Goal of the exercise: Collect every line that includes the string "this".

Rows from a dataset of charts and code:
- - - - - - -
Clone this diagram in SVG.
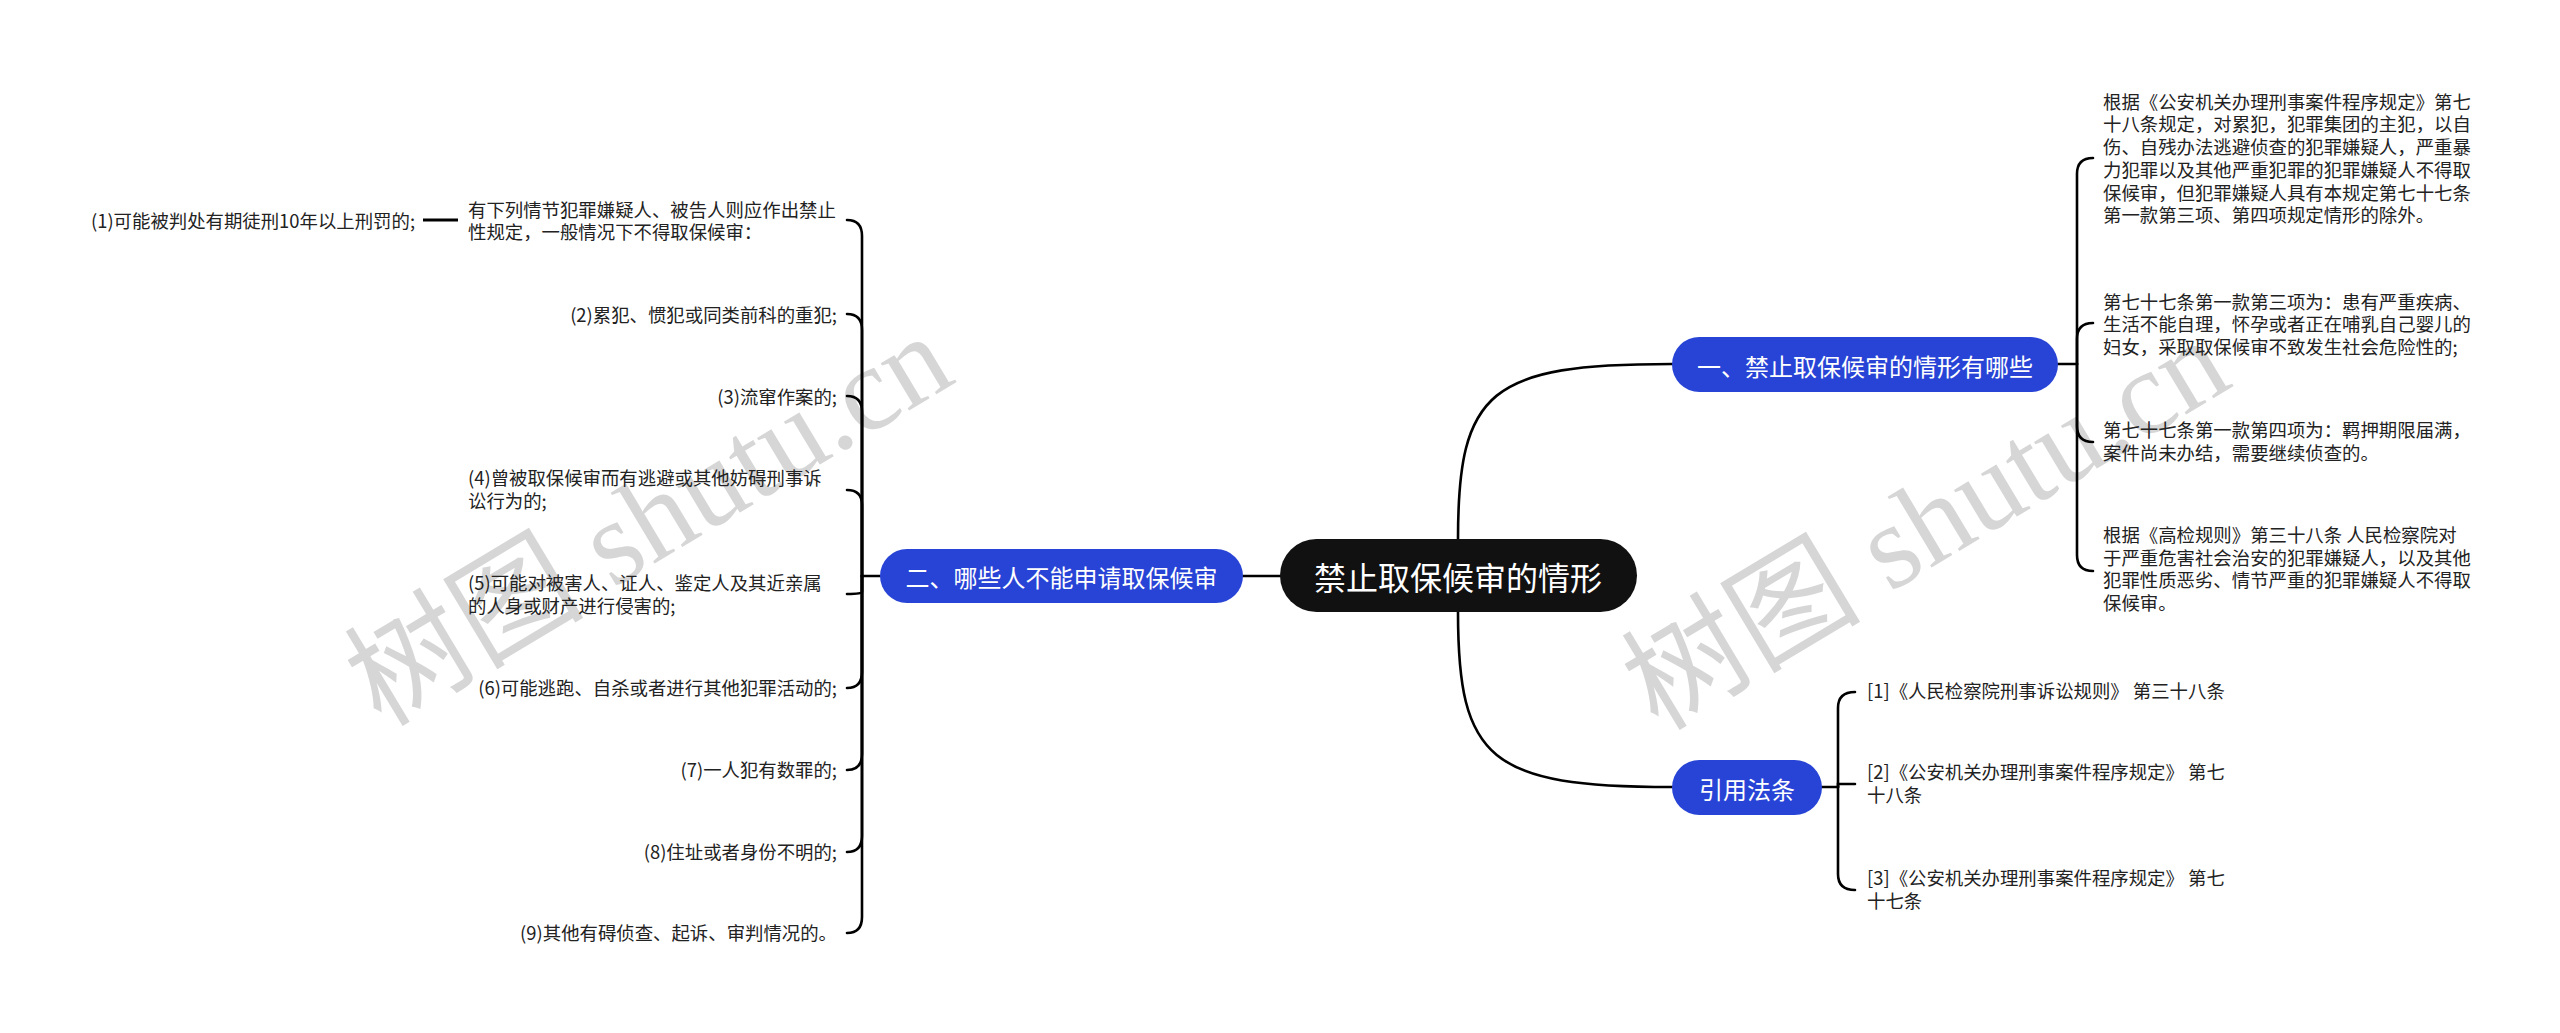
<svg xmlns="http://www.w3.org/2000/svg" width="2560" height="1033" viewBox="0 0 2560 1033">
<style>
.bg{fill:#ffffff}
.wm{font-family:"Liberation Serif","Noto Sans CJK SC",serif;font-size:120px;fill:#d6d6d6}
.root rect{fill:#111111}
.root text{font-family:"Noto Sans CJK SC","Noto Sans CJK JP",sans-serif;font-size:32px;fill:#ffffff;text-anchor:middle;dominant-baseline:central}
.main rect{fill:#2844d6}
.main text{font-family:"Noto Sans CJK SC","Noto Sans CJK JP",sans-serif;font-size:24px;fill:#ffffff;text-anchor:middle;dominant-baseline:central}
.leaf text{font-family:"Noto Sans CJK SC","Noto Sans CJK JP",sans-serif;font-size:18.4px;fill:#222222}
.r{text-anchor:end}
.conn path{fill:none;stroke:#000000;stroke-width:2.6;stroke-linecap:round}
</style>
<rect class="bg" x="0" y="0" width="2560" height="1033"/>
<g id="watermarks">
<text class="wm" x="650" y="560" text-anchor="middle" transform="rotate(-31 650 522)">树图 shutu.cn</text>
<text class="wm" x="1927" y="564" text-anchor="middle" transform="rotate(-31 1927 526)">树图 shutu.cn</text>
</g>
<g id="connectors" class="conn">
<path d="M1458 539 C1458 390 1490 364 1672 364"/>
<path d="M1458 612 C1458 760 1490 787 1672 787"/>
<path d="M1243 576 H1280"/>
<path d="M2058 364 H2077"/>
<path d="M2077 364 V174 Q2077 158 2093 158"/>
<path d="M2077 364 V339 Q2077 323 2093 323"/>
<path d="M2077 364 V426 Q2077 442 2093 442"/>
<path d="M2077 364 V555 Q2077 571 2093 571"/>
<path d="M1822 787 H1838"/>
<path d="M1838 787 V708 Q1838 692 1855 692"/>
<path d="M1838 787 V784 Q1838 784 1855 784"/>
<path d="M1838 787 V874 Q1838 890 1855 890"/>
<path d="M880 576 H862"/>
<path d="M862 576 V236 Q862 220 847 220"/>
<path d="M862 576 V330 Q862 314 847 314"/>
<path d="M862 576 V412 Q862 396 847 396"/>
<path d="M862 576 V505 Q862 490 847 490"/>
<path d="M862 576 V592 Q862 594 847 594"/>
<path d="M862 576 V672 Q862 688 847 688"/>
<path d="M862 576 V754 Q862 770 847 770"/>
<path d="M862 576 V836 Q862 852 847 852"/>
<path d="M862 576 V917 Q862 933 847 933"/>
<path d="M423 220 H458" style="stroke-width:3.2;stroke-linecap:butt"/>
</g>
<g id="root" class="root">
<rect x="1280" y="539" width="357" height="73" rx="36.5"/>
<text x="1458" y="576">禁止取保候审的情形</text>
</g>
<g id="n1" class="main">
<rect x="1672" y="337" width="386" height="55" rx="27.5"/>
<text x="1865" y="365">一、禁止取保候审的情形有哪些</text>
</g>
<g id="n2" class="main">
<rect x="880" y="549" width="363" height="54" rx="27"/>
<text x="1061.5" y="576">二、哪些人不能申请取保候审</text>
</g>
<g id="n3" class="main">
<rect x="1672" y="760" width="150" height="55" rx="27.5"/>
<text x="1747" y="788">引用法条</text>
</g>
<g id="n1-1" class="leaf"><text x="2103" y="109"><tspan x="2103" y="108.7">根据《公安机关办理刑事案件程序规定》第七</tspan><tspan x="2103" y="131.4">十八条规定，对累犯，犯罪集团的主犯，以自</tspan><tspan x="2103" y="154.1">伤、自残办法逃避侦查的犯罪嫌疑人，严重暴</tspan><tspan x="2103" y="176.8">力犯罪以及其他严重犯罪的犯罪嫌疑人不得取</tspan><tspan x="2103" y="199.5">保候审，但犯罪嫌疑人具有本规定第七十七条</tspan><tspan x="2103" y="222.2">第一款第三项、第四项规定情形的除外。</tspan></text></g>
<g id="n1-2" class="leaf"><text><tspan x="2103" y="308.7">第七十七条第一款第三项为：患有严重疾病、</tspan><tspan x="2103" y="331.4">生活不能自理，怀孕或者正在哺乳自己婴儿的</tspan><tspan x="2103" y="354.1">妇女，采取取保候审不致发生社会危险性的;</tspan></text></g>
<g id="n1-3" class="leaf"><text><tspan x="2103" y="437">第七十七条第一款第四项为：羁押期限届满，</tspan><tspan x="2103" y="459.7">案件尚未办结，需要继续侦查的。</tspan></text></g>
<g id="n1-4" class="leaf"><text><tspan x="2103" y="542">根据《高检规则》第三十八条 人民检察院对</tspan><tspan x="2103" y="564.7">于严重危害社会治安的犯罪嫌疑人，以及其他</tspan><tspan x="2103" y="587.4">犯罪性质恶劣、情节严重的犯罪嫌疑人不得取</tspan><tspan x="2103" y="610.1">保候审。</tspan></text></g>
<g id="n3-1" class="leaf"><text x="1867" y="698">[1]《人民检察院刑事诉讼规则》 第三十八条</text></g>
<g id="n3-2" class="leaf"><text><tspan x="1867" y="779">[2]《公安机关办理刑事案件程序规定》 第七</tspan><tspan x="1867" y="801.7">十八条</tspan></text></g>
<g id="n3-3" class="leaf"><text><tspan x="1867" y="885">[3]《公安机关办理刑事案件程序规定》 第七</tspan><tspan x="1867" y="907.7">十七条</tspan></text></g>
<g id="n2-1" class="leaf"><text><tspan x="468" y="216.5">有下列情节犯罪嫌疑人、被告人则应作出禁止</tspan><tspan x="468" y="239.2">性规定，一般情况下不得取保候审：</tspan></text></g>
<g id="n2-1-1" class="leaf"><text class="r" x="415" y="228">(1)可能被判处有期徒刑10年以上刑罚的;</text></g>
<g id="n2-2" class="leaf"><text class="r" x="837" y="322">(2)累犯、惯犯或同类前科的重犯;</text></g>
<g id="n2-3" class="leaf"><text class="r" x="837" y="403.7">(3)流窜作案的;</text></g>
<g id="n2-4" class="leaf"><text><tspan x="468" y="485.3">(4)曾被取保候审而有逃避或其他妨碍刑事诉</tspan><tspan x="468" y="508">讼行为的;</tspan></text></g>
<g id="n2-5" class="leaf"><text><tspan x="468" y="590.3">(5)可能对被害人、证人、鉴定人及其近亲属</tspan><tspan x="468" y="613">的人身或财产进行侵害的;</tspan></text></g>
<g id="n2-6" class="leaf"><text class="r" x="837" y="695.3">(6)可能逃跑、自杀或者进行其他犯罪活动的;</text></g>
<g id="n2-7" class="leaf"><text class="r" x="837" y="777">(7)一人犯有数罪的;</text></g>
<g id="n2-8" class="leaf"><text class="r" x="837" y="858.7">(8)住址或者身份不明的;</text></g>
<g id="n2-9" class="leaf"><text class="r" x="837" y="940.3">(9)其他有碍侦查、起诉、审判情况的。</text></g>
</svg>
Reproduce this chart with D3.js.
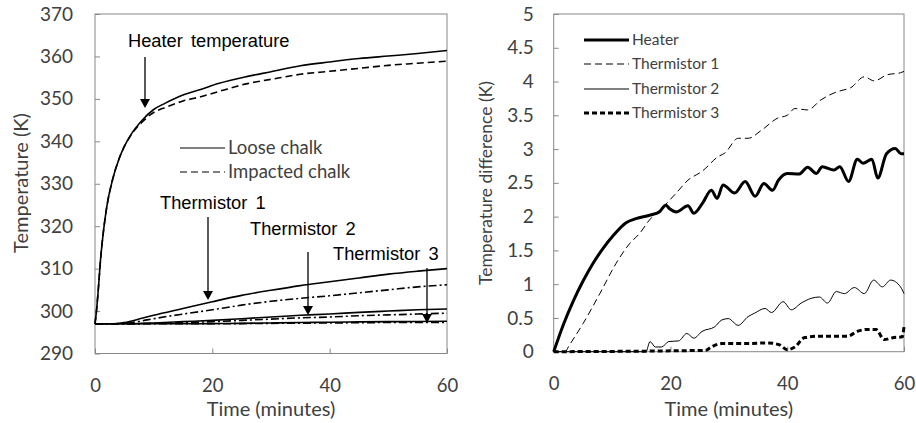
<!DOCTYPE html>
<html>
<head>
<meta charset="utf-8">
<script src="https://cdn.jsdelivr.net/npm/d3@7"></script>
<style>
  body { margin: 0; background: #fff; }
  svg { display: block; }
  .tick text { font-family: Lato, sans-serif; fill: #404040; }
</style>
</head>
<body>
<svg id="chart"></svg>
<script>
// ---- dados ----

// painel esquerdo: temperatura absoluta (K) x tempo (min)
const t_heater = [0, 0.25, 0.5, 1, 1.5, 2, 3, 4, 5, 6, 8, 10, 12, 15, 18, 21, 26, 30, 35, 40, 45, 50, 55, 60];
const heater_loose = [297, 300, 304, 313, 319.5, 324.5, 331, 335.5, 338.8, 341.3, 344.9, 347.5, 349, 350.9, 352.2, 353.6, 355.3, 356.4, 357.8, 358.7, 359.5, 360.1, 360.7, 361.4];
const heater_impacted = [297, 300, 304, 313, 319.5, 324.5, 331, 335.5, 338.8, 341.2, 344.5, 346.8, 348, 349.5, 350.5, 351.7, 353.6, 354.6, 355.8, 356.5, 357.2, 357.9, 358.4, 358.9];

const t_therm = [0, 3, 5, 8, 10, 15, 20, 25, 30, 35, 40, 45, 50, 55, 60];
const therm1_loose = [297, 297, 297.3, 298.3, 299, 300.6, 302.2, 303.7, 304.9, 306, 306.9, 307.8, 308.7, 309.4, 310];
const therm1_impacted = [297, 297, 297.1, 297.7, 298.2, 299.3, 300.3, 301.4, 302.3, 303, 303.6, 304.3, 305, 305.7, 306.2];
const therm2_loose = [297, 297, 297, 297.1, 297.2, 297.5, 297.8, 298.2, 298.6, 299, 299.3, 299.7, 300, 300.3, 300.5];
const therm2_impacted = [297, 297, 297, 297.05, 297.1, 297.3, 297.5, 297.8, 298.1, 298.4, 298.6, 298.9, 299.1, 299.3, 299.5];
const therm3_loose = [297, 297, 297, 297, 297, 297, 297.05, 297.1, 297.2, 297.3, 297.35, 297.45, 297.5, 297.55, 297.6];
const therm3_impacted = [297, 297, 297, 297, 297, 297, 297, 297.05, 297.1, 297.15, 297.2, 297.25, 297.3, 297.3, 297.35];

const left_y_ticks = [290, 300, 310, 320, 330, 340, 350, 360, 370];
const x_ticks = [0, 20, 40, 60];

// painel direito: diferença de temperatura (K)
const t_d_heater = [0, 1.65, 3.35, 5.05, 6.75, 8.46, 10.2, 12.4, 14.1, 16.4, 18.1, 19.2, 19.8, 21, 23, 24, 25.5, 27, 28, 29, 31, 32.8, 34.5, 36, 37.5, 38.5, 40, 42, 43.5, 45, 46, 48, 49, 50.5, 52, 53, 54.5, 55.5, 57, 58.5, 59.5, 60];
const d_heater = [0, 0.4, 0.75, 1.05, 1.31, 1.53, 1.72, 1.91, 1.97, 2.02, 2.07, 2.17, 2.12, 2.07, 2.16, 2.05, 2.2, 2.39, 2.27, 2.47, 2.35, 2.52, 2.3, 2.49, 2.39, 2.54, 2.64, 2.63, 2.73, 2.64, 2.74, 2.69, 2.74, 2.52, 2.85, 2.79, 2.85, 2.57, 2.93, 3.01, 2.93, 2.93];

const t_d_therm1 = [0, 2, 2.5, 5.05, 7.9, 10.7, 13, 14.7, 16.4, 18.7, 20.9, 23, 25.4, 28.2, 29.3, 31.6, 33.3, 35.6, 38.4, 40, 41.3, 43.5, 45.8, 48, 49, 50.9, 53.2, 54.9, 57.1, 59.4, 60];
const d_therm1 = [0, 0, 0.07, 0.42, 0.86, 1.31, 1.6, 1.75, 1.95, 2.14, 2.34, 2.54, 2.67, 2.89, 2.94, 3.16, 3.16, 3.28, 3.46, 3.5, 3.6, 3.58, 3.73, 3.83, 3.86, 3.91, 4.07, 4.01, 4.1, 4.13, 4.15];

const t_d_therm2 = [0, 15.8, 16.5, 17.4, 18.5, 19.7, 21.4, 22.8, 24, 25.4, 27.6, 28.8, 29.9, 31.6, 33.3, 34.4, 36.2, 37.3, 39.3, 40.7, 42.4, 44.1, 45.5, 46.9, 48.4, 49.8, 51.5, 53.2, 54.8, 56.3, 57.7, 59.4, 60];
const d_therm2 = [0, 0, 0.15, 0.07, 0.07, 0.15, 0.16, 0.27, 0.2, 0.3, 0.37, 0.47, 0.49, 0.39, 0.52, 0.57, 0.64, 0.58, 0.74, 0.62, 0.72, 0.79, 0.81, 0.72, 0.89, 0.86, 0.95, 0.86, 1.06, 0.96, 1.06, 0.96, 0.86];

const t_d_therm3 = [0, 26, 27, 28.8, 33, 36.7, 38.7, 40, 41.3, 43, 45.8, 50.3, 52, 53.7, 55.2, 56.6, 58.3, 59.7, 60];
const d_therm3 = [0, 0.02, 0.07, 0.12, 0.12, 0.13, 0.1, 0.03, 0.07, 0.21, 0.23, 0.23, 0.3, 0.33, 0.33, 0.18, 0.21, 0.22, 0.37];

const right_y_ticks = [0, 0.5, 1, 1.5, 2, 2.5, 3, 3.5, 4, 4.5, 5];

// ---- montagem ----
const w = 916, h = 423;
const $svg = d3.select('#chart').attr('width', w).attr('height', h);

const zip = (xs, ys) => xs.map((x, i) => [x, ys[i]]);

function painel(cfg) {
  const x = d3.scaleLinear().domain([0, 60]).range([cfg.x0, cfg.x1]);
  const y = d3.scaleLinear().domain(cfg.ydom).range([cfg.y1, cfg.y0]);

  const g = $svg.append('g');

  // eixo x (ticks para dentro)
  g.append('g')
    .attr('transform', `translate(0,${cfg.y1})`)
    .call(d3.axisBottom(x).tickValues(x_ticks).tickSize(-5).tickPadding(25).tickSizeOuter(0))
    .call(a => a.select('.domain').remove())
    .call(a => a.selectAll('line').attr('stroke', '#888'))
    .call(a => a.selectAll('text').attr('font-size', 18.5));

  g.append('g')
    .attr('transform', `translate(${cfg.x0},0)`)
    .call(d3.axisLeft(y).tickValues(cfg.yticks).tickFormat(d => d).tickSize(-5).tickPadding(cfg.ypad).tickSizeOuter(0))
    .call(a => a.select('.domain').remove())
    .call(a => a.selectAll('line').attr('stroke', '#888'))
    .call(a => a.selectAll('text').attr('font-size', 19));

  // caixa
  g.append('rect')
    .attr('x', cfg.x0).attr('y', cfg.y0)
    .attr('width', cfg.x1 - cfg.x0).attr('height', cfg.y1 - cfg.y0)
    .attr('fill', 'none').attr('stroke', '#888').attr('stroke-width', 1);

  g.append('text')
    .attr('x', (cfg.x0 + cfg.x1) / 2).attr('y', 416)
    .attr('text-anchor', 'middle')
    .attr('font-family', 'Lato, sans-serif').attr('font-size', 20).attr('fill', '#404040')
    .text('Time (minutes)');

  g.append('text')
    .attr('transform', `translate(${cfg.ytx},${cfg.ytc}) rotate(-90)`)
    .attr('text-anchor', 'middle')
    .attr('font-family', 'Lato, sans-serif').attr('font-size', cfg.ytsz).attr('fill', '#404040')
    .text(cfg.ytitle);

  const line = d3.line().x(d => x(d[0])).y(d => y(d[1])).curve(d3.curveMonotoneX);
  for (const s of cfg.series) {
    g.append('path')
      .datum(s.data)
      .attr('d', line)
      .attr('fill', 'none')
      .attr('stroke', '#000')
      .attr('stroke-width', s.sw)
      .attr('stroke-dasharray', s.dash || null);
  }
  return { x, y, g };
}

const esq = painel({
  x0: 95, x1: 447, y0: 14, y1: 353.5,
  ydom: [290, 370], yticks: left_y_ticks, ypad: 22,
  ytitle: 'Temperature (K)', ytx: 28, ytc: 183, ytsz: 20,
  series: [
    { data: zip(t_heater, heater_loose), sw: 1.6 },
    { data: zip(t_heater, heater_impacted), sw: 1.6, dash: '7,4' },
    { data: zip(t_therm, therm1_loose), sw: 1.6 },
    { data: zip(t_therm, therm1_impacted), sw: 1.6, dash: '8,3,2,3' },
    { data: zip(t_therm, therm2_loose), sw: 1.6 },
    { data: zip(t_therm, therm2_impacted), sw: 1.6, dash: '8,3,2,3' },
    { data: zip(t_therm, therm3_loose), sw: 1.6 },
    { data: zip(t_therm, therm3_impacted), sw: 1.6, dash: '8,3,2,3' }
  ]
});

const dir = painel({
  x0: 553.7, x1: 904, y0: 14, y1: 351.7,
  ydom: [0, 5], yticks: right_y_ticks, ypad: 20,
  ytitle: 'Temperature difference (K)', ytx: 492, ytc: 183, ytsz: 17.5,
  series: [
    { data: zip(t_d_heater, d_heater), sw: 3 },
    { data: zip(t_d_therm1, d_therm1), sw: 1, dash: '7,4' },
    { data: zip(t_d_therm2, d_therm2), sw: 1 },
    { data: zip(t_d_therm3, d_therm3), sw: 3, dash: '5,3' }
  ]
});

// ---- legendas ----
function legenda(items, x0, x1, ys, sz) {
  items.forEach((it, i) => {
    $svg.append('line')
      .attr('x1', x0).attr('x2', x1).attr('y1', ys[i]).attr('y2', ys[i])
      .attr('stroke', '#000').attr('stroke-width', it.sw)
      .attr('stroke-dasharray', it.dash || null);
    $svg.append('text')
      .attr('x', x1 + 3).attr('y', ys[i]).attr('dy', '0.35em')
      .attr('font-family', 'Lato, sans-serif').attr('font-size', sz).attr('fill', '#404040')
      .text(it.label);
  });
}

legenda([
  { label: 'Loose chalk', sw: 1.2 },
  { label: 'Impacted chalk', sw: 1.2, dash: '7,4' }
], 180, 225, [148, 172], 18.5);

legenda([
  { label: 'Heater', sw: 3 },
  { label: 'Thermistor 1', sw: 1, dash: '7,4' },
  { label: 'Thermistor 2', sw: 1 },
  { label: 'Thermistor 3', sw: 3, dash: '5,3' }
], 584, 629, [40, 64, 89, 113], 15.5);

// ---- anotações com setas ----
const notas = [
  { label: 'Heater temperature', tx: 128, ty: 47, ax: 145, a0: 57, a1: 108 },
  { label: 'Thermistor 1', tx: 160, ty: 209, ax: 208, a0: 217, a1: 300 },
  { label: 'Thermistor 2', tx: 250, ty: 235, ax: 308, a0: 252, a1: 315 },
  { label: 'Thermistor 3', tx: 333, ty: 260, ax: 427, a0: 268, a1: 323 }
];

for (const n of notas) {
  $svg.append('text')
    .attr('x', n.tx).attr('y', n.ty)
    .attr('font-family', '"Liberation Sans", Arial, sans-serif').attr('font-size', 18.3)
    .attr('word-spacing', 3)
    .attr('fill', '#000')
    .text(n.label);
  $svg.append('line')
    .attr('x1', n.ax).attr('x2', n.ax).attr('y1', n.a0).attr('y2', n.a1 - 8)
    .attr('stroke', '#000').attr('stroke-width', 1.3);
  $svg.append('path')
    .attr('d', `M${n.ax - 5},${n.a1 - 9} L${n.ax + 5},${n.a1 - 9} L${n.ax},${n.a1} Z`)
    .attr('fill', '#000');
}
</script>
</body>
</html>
- - - - - - -
Result of the task:
Clone this diagram in SVG.
Reproduce this chart with D3.js.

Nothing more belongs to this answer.